Hingegen sei der Wohnungsbau in Deutschland aber weiter wie gelähmt. Zwar habe Bundesbauministerin Verena Hubertz (SPD) versprochen, dass „die Bagger auch wieder rollen“. Doch auf den versprochenen „Neubau-Turbo“ warteten Länder und Kommunen immer noch.
Wenn sich Eigentümer entschließen, Handwerker ins Haus zu holen, dann biete es sich an, möglichst umfassend zu sanieren: „Wenn Dach und Fassade gemacht werden müssen, dann ist es natürlich günstiger, das Gerüst nur einmal aufbauen zu müssen“, rät Metzger. „Also lieber im Rundumschlag sanieren als Stück für Stück über Jahre verteilt“, sagt Metzger.
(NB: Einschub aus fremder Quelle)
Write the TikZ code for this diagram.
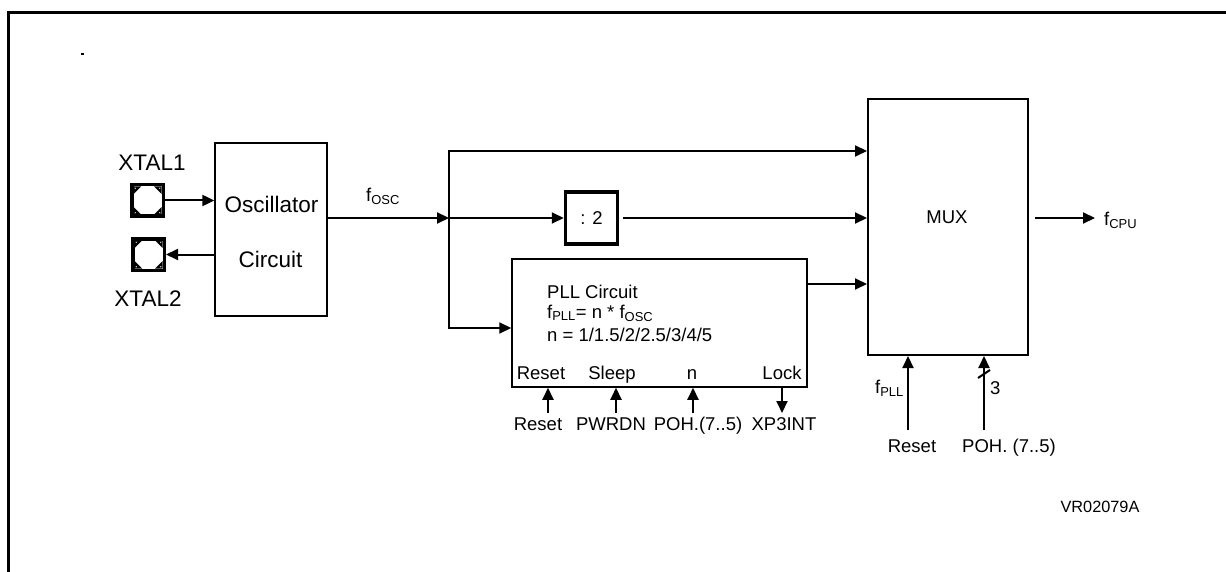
\documentclass[tikz,border=0pt]{standalone}
\usepackage{fontspec}
\setmainfont{Liberation Sans}
\usetikzlibrary{arrows.meta, positioning, calc}
\tikzset{
  blk/.style={draw, line width=1.3pt, inner sep=0pt},
  divbox/.style={draw, line width=3.5pt, minimum size=52pt, inner sep=0pt, font=\lblsize},
  pad/.style={draw, line width=3.5pt, fill=white, minimum size=31.5pt, inner sep=0pt},
  arr/.style={-{Triangle[length=12pt, width=11pt]}, line width=2pt},
  wire/.style={line width=2pt},
  txt/.style={font=\lblsize, inner sep=0pt},
  big/.style={font=\bigsize, inner sep=0pt},
}
\newcommand\lblsize{\fontsize{18.5}{21.5}\selectfont}
\newcommand\bigsize{\fontsize{22.5}{26}\selectfont}
\newcommand\padcorners[1]{%
  \foreach \sx/\sy in {1/1,1/-1,-1/1,-1/-1} {
    \fill ([shift={(\sx*14,\sy*14)}]#1.center) -- ([shift={(\sx*6.5,\sy*14)}]#1.center)
      -- ([shift={(\sx*14,\sy*6.5)}]#1.center) -- cycle;
    \fill[white] ([shift={(\sx*12.3,\sy*12.3)}]#1.center) circle (0.7);
  }}

\begin{document}
\begin{tikzpicture}[x=1pt, y=-1pt]
  \useasboundingbox (0,0) rectangle (1226,572);
  % page frame
  \draw[line width=3pt] (8.5,572) -- (8.5,12.5) -- (1226,12.5);
  \fill (81,53) rectangle (83.5,55);

  % oscillator and pads
  \node[blk, minimum width=112pt, minimum height=173pt] (osc) at (271,229.5) {};
  \node[big, anchor=base] (osc1) at (271.5,213) {Oscillator};
  \node[big, anchor=base] (osc2) at (270.5,267) {Circuit};
  \node[pad] (xa) at (147.5,200.5) {};
  \node[pad] (xb) at (148.5,254.5) {};
  \padcorners{xa}
  \padcorners{xb}
  \node[big, anchor=base] (xalbl) at (152,171) {XTAL1};
  \node[big, anchor=base] (xblbl) at (148,306) {XTAL2};
  \draw[arr] (xa.east) -- (osc.west |- xa.east);
  \draw[arr] (osc.west |- xb.east) -- (xb.east);

  % divider, PLL, MUX
  \node[divbox] (div) at (591.5,218) {: 2};
  \node[blk, line width=1.5pt, minimum width=295pt, minimum height=128pt] (pll) at (659.5,323) {};
  \node[blk, line width=2pt, minimum width=160pt, minimum height=256pt] (mux) at (948,227) {};
  \node[txt] (muxlbl) at (947,217) {MUX};

  \node[txt, anchor=base west] (pll1) at (547,298) {PLL Circuit};
  \node[txt, anchor=base west] (pll2) at (547,318) {f\textsubscript{PLL}= n * f\textsubscript{OSC}};
  \node[txt, anchor=base west] (pll3) at (547,341) {n = 1/1.5/2/2.5/3/4/5};

  % clock paths
  \coordinate (br) at (449,218);
  \coordinate (ytop) at (0,151);
  \coordinate (ypll) at (0,328);
  \coordinate (yout) at (0,284);
  \node[txt] (osclbl) at (383,196) {f\textsubscript{OSC}};
  \draw[arr] (osc.east |- br) -- (br);
  \draw[arr] (br) |- (mux.west |- ytop);
  \draw[arr] (br) -- (div.west);
  \draw[arr] (br) |- (pll.west |- ypll);
  \draw[arr] ([xshift=4pt]div.east) -- (mux.west |- div.east);
  \draw[arr] (pll.east |- yout) -- (mux.west |- yout);
  \coordinate (cpu) at (1095,218);
  \draw[arr] ([xshift=6pt]mux.east |- cpu) -- (cpu);
  \node[txt, anchor=west] (cpulbl) at (1104,220) {f\textsubscript{CPU}};

  % PLL control pins
  \foreach \nm/\x/\t in {rst/541/Reset, slp/612/Sleep, nn/692/n, lck/782/Lock}
    \node[txt, anchor=base] (\nm) at (\x,379) {\t};
  \foreach \nm/\x/\t in {inrst/538/Reset, inslp/611/PWRDN, innn/698/POH.(7..5), outlck/784/XP3INT}
    \node[txt, anchor=base] (\nm) at (\x,430) {\t};
  \foreach \nm/\x in {ra/548, sa/616, na/693} {
    \coordinate (\nm) at (\x,413);
    \draw[arr] (\nm) -- (pll.south -| \nm);
  }
  \coordinate (la) at (782,413);
  \draw[arr] (pll.south -| la) -- (la);

  % MUX select inputs
  \coordinate (ma) at (908,430);
  \coordinate (mb) at (984,430);
  \draw[arr] (ma) -- (mux.south -| ma);
  \draw[arr] (mb) -- (mux.south -| mb);
  \draw[wire] ([shift={(-6,-52)}]mb) -- ([shift={(6,-60)}]mb);
  \node[txt, anchor=east] (fplllbl) at (904,388) {f\textsubscript{PLL}};
  \node[txt, anchor=west] (bus) at (990,388) {3};
  \node[txt, anchor=base] (mrst) at (912,452) {Reset};
  \node[txt, anchor=base] (mpoh) at (1009,452) {POH. (7..5)};

  \node[font=\fontsize{16.3}{19}\selectfont, inner sep=0pt, anchor=base] (ref) at (1100,512) {VR02079A};
\end{tikzpicture}
\end{document}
Das sei natürlich immer auch eine Frage des Portemonnaies, räumt sie ein – und der Verfügbarkeit von Handwerksbetrieben lässt sich hinzufügen.
Neben der energetischen Sanierung biete sich vor allem auch der altersgerechte Umbau an, um Seniorenwohnungen zu schaffen. „Wer ein eigenes Haus oder eine Eigentumswohnung hat, sollte rechtzeitig dafür sorgen, dass er in den eigenen vier Wänden auch alt werden kann“, rät Metzger.